The evolution of investment and its components from 1995 until today provides a complete picture of the country’s growth model, as well as its viability and capacity to recover after a major crisis. Investment over time clearly follows Greek business cycles over the last 20 years and offers valuable lessons regarding necessary policies to reform the Greek growth model.
According to the graph, the Greek economy experienced a boom phase over 1997-2007, when gross fixed capital formation almost tripled from 20 bn. In 1997 to 60 bn. In 2007 (in constant 2015 prices). With the outbreak of the Greek crisis, investment followed closely the path of the economy. Indicatively, for the first time in 2010, capital formation was lower than capital depreciation giving rise to an investment gap which would persist for the following years. Within 7 years in 2007-2014, investment fell back to the 1997 level at 20 bn.. Since then, investments shrinks at 10.1% of GDP in 2019 (versus 22.2% for the EU).
The fact that investment failed to follow the economy’s weak but positive growth rates over the period 2017 until the covid outbreak, links to the nature of investment which impedes a quick recovery. Looking back at the aforementioned boom phase, Greek investment was largely carried by private construction and large construction projects by the public sector, leaving productive investment (in machinery and transportation equipment) at relatively low levels. This left the Greek economy without the necessary productive base in the aftermath of its economic crisis. Large public projects were halted and households were stripped of any savings.
The weak Greek productive base raises concerns with respect to the viability of the country’s growth model.

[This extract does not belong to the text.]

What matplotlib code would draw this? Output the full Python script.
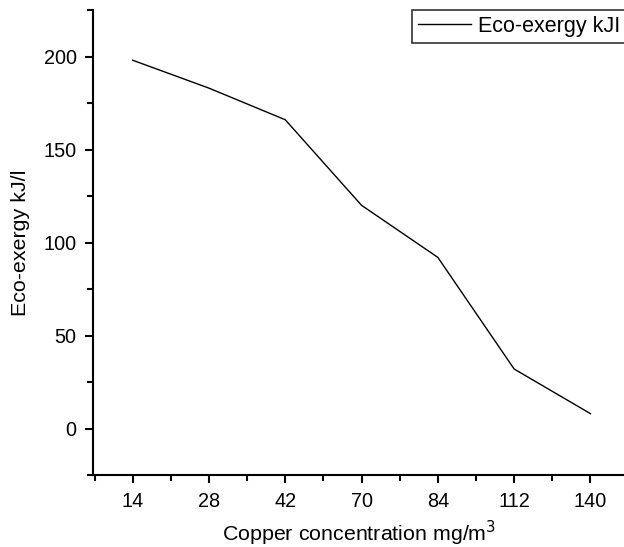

However, an opportunity to substantially adjust it is provided by the Resilience and Recovery Plan by the EU. The Plan’s targets such as Green Transition and Digital Transformation can significantly push investment towards the right direction. First, investments prescribed by Green transition such as electrical interconnections of the islands and energy storage investments, as well as upgrading energy efficiency of buildings for households, enterprises and the public sector can restore large public projects that can lead to recovery. At the same time, digital transformation primarily targets the operation of small and medium size businesses as well as their transactions with the public sector. Those actions can incentivize private investments by SMEs. Second, the actions prescribed by the Plan refer mainly to productive investment allowing the Greek growth model’s transitioning from construction to investments of higher added value.
Certainly, EU funding is not going to radically change the Greek economic landscape nor restore production frictions of the last decades. However, it can lead the way to a new investment model with a longer horizon.